As mentioned in another post you either end up buying the new "high" every time there's an uptick after the first "high" which is obviously rediculous, so you then have to specify when is the "high" that you're going to go with as the "high", which is usually contained within an arbitrary time window. So you end up with "buy the new high after 10:00am" or something similar which doesn't get you very far, since you only really know what the high for the day is after it happens and when it's too late! It is very educational being confined to a very specific criteria though since you end up eyeballing charts for a long time in between signals, you start noticing other patterns.
%% OK for example, in an upTrending bullmarket, quarter hi,mo high, weekly hi,daily hi....... Of course if you do that with a bear market stock like GE , past 18 years, one could be bear bait-dead duck so to speak.

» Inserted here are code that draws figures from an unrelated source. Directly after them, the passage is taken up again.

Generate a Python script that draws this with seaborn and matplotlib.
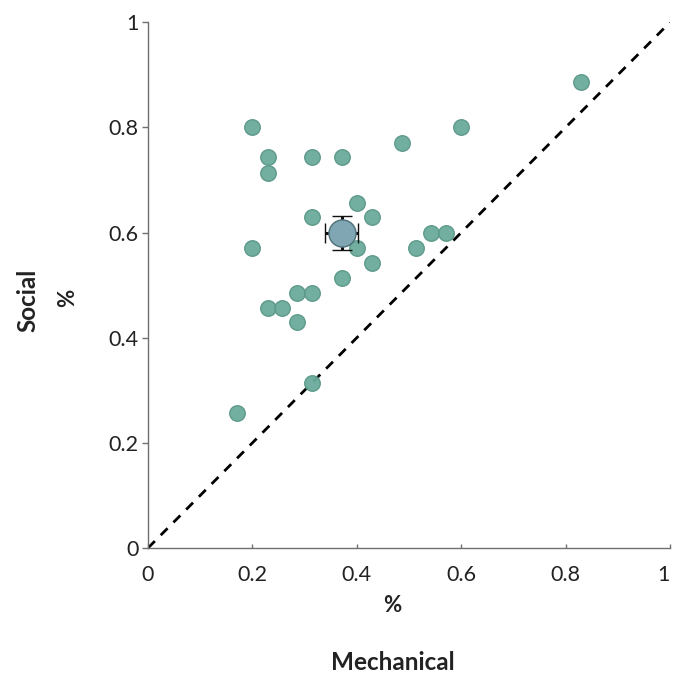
import matplotlib
matplotlib.use("Agg")
import matplotlib.pyplot as plt
import seaborn as sns
import pandas as pd

# Data (fraction values)
mechanical = [0.200, 0.229, 0.229, 0.314, 0.371, 0.486, 0.600, 0.400, 0.314, 0.429,
              0.543, 0.571, 0.400, 0.514, 0.200, 0.429, 0.371, 0.286, 0.314, 0.229,
              0.257, 0.286, 0.314, 0.171, 0.829]
social = [0.800, 0.743, 0.714, 0.743, 0.743, 0.771, 0.800, 0.657, 0.629, 0.629,
          0.600, 0.600, 0.571, 0.571, 0.571, 0.543, 0.514, 0.486, 0.486, 0.457,
          0.457, 0.429, 0.314, 0.257, 0.886]
mean_xy = [0.371, 0.599]
err_xy = [0.032, 0.032]
ticks = [0, 0.2, 0.4, 0.6, 0.8, 1]
tick_labels = ["0", "0.2", "0.4", "0.6", "0.8", "1"]

df = pd.DataFrame({"Mechanical": mechanical, "Social": social})

sns.set_theme(style="white")
plt.rcParams["font.family"] = ["Lato", "DejaVu Sans"]

fig = plt.figure(figsize=(6.73, 6.86), dpi=100)
ax = fig.add_axes([148 / 673, 1 - 548 / 686, 522 / 673, (548 - 22.3) / 686])

ax.plot([0, 1], [0, 1], ls=(0, (3.5, 3)), color="black", lw=2, zorder=1)

sns.scatterplot(data=df, x="Mechanical", y="Social", ax=ax, s=125,
                color="#6aab9b", edgecolor="#5b9888", linewidth=1.0, alpha=0.95,
                zorder=3, legend=False)

ax.errorbar([mean_xy[0]], [mean_xy[1]], xerr=[err_xy[0]], yerr=[err_xy[1]],
            fmt="o", ms=19.5, mfc="#7fa6b2", mec="#4f7078", mew=1.0,
            ecolor="#111111", elinewidth=2.2, capsize=7, capthick=2.2, zorder=4)

ax.set_xlim(0, 1)
ax.set_ylim(0, 1)
ax.set_xticks(ticks)
ax.set_xticklabels(tick_labels)
ax.set_yticks(ticks)
ax.set_yticklabels(tick_labels)
ax.set_xlabel("")
ax.set_ylabel("")
ax.get_xticklabels()[-1].set_horizontalalignment("right")

for side in ["top", "right"]:
    ax.spines[side].set_visible(False)
for side in ["left", "bottom"]:
    ax.spines[side].set_color("#707070")
    ax.spines[side].set_linewidth(1.0)

ax.tick_params(axis="x", direction="in", length=3, width=1, color="#707070",
               labelsize=15.5, pad=12, labelcolor="#222222")
ax.tick_params(axis="y", direction="out", length=4, width=1, color="#707070",
               labelsize=15.5, pad=3, labelcolor="#222222")
ax.tick_params(left=True, bottom=True)

fig.text(392 / 673, 1 - 605 / 686, "%", ha="center", va="center",
         fontsize=16, fontweight="bold", color="#222222")
fig.text(393 / 673, 1 - 663 / 686, "Mechanical", ha="center", va="center",
         fontsize=17.5, fontweight="bold", color="#222222")
fig.text(28 / 673, 1 - 300 / 686, "Social", ha="center", va="center",
         rotation=90, fontsize=17.5, fontweight="bold", color="#222222")
fig.text(68 / 673, 1 - 298 / 686, "%", ha="center", va="center",
         rotation=90, fontsize=16, fontweight="bold", color="#222222")

fig.savefig("out.png", dpi=100)
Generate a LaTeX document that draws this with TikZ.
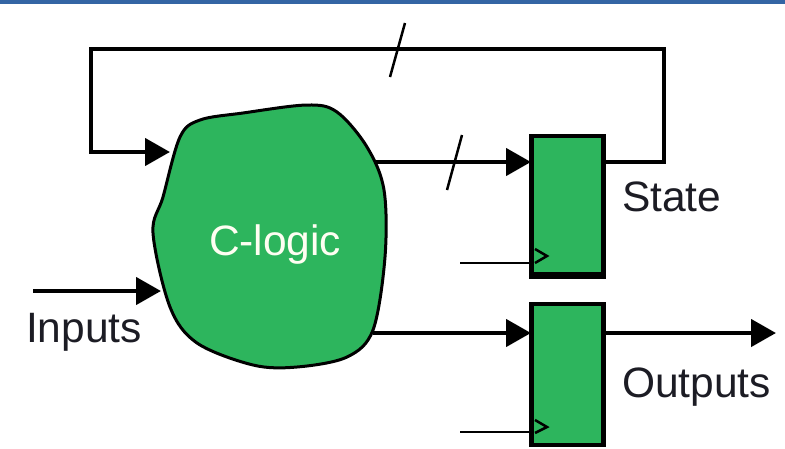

%% Works well in a bull market ;why?? Higher quarters/years, higher months + higher weeks + higher days...... Try that in a mostly downTrending bear market stock like GE, past 18 years, could be a dead duck, so to speak
What you could do is something like a donchian channel. Buy when 4-week high is broken and sell when low is broken. I can’t vouch for its profitability, but I think that’s essentially what the turtles did.
Purchase the high of the day after a pullback. Look, price goes up, makes a high, then it pulls back, then it goes up past where it was before and you buy, and so on. Now this means you buy once every time a high is made.
That is how the turtles traded, new 55 day highs. Nicolas Darvas bought stocks when it established new highs. Put his stop loss just below the low of the box. Hedge funds trend following do it too. Buy the new highs and put a 2 ATR stop loss below their entry. Longer term could be profitable but, the drawdowns if there is a deep pullback could be huge! That is why I got out of position trading. The drawdowns could be very big. I will take smaller drawdowns and smaller profits too. I am fine with that!
I think people just like talking about something that can be easily backtested to get their answers. Yet, the discussion wastes more time when something can be resolved in a weekends work if someone really is interested in those answers. Simply, thread started on Wednesday and today is Saturday...he should have his answers by now. wrbtrader
It seems to me that the basic idea, here, has the same underlying basis as "Turtle trading". If you read the interviews with former turtles in the Schwager books, you'll see their explanations of why it no longer works in today's markets.
You are a dead duck if you buy and hold GE but not if you day trade GE or follow your (IBD O'Neil) 7-8% rule.